Infographics are a fantastic way to convey information. The best businesses in 2020 are making sure that their websites feature these creative visual representations. Keep these considerations in mind when you want to create an infographic that makes an impact.
Read on for more information about:
- when to use an infographic
- what to do before you design
- how to make an impact
When to Use an Infographic
There is a time and a place for all different types of media, and that applies to infographics too. As we’ll discuss in the section below titled “Look in Your Own Backyard,” you want to make sure you’re using these visuals only when they’re appropriate.
Like the name implies, infographics are most useful for when you want to convey information. Use them to inform your audience about both a general overview and a complex topic.
You can also use infographics to define the steps of a process. When you want to share survey results or other qualitative data, this type of visual can be very useful. Showing how different options are related, and comparing the pros and cons, are also great times to use an infographic.

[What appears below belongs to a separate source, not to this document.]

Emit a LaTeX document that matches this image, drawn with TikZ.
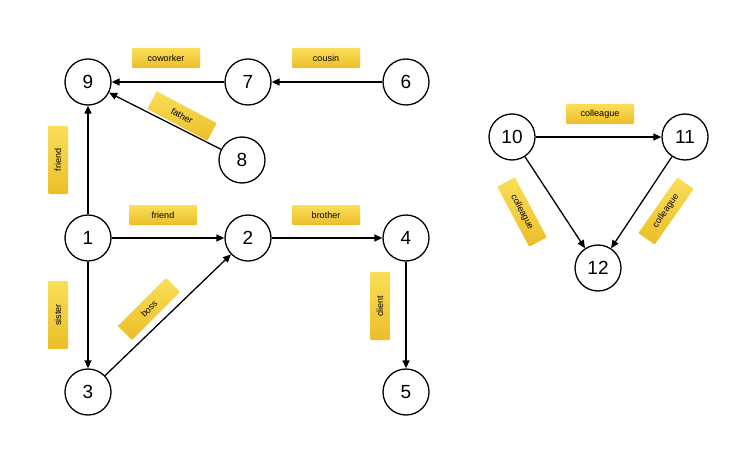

Infographics can help you show the history or the future of a product, service, or idea as well. They’re a great way to create timelines and to explain future plans. This is just a jumping-off point; you can use them to share other types of information, too!
Before You Design
One important step of any creative process is to generate ideas. Before you sit down to design and create your infographic, brainstorm ideas for what you want your final product to look like.
Think of this as the pre-research stage of the process. Prior to actually creating the graphic, ask yourself: how do you want your final product to look? Is there a specific style or theme that you want it to match? What is the greater context of where this infographic will be placed, and how can I make it flow with the existing context?
Keep in mind that no idea is wrong at this stage. You need to let your ideas flow through you first, and then focus on choosing the best ones. You can brainstorm by yourself or with a team.
Use graphic organizers, sometimes called mind maps, to help you brainstorm a variety of topics. You can use graphic organizers specific to the content (for example, small business sales) or specific to the format (infographics). These will help you decide what data to emphasize and what data you can leave out.
Keep it Relevant and Use Your Keywords
No one is going to read a week-old newspaper. No one is going to read an infographic that’s outdated or irrelevant, either. Before you gather your data, ask yourself if the topic you’ve chosen is something that people care about and want to learn about now.
An additional benefit of creating an infographic about a relevant trend is that this will give you access to the many people who are interested in that topic, which will create more brand awareness and drive traffic to your site. Tools that can help you with this task include Google Trends and BuzzSumo, which will help you identify what’s currently popular. Once you know, you can create valuable and interesting content related to the trend you’ve chosen.
One basic rule of digital marketing is that you have to prioritize SEO. You need to research the keywords that will direct your target audience towards your site. Then, make sure your infographic includes those keywords.
Look in Your Own Backyard
Before you go scouring all the corners of the internet for content ideas, look at what you already have created. What great information is already on your website, but perhaps not in the most accessible format? Can that be turned into an infographic?
For instance, do you have a blog post that’s filled with great information, but that takes some time to read? If possible, condense the most important parts of that post into an infographic.
You can also take a look at the most popular posts or pages on your website. You know that your audience loved that content. Why not make an infographic of it and remind them of the amazing content you produce?
Of course, you’re going to want to make sure that whatever that content is, it’s fit for visualization. If the content is funny dialogue from a podcast, for instance, it probably won’t translate well to an infographic format.
Remember that whatever data you use should be balanced with the ideas or message that you’re trying to convey.
At the end…
Survey your audience. Ask them if the infographic helped or if they have any suggestions for how to improve it. Alternatively, you can also survey your audience before creating it if you are very uncertain where to begin. At the end of the day, the content is there for your consumer. Make sure your infographics flow well, align with SEO, fit with your website theme, and share the information in a clear and direct way. That’s the path to an impactful infographic.